Arizona Gov. Jan Brewer vetoed this evening a bill that would allow businesses to deny services based on religious grounds, such as a baker refusing to make a wedding cake for a same-sex couple.
“I call them like I see them despite the tears or the boos from the crowds,” the Republican governor said as protesters rallied outside her office.
Brewer said she met with attorneys, lawmakers and citizens on both sides of the issue after the bill landed on her desk. Those who urged her to veto the bill included former GOP presidential candidate Mitt Romney and Arizona GOP Sens. John McCain and Jeff Flake.
Brewer said that as governor she has “protected religious freedoms when specific concerns” have arisen, but the bill presented to her was too broad.
She also tersely said that it fell outside of the scope of the agenda she sought this year. “I made my priorities for this session abundantly clear,” she said, noting she wanted a budget to keep Arizona “one of the best states to grow or start a business” and fixing a broken children protective system.

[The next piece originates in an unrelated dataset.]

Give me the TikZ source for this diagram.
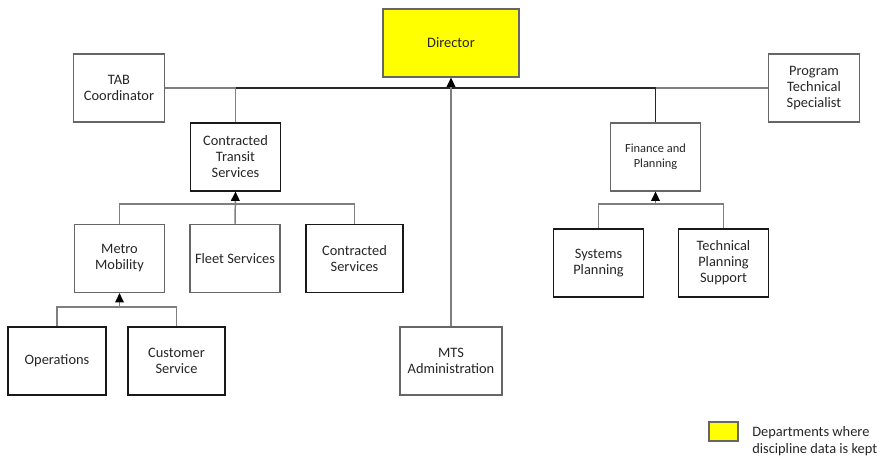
\documentclass[tikz,border=0pt]{standalone}
\usepackage{fontspec}
\setmainfont{Carlito}
\usetikzlibrary{arrows.meta}
\definecolor{linegray}{HTML}{7F7F7F}
\definecolor{boxgray}{HTML}{666666}
\definecolor{legendyellow}{HTML}{FFFF00}
\tikzset{
  box/.style={draw=boxgray, line width=0.9pt, fill=white, align=center,
    minimum width=68pt, minimum height=51pt, inner sep=1pt,
    font=\fontsize{10.8}{12}\selectfont, text=black!85},
  darkbox/.style={box, draw=black!90, line width=0.8pt},
  conn/.style={draw=linegray, line width=1.1pt},
  mainconn/.style={draw=black!85, line width=1pt},
  uparrow/.style={conn, -{Triangle[length=7pt,width=6.5pt,black]}},
}
\begin{document}
\begin{tikzpicture}[x=0.75pt, y=-0.75pt]
\useasboundingbox (0,0) rectangle (887,456);

% top level
\node[box, fill=legendyellow, minimum width=102pt] (dir) at (451,43) {Director};
\node[box] (tab) at (119,88) {TAB\\Coordinator};
\node[box] (pts) at (814,88) {Program\\Technical\\Specialist};

% second level
\node[darkbox] (cts) at (235.5,157) {Contracted\\Transit\\Services};
\node[box, font=\fontsize{9.3}{11.25}\selectfont] (fp) at (655.5,157) {Finance and\\Planning};

% contracted transit branch
\node[box] (mm) at (119.5,258.5) {Metro\\Mobility};
\node[box, minimum width=67.5pt] (fs) at (235,258.5) {Fleet Services};
\node[darkbox, minimum width=72.75pt] (cs) at (354.5,258.5) {Contracted\\Services};

% metro mobility branch
\node[darkbox, minimum width=73.5pt] (ops) at (57,361) {Operations};
\node[darkbox, minimum width=72.75pt] (csv) at (176.5,361) {Customer\\Service};

% finance and planning branch
\node[darkbox] (sp) at (598.5,263) {Systems\\Planning};
\node[darkbox] (tps) at (723.5,263) {Technical\\Planning\\Support};

% administration
\node[box, minimum width=76.5pt] (mts) at (451,361) {MTS\\Administration};

% junction points
\coordinate (jcts) at (235.5,88);
\coordinate (jfp) at (655.5,88);
\coordinate (bcts) at (235.5,204);
\coordinate (bmm) at (119.5,307);
\coordinate (bfp) at (655.5,204);

% staff line across the top
\draw[conn] (tab.east) -- (jcts);
\draw[conn] (jfp) -- (pts.west);
\draw[conn] (cts.north) -- (jcts);
\draw[mainconn] (jcts) -- (jfp);
\draw[mainconn] (fp.north) -- (jfp);
\draw[uparrow] (mts.north) -- (dir.south);

% reporting lines
\draw[conn] (mm.north) |- (bcts) -| (cs.north);
\draw[uparrow] (fs.north) -- (cts.south);
\draw[conn] (ops.north) |- (bmm) -| (csv.north);
\draw[uparrow] (bmm) -- (mm.south);
\draw[conn] (sp.north) |- (bfp) -| (tps.north);
\draw[uparrow] (bfp) -- (fp.south);

% legend
\node[draw=boxgray, line width=0.9pt, fill=legendyellow, minimum width=21.75pt, minimum height=14.25pt, inner sep=0pt] (key) at (723.5,431.5) {};
\node[anchor=west, align=left, inner sep=0pt, font=\fontsize{10.8}{12.75}\selectfont, text=black!85] (keytext) at (752,441) {Departments where\\discipline data is kept};
\end{tikzpicture}
\end{document}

“Instead, this is the first policy bill to cross my desk,” Brewer said. “…I have not heard one example where business owners’ religious liberties has been violated” in the state.
“I understand that long-held norms about marriage and family are being challenged,” she added, but stressed that the bill as written carried the “potential to create more problems than it purports to solve.”
She also said she feared it would divide Arizona “in ways no one could imagine.”
Brewer encouraged that people try to turn the “ugliness” that resulted from debate over the bill “into a new search for greater respect and understanding.”
The governor left without taking questions from the media.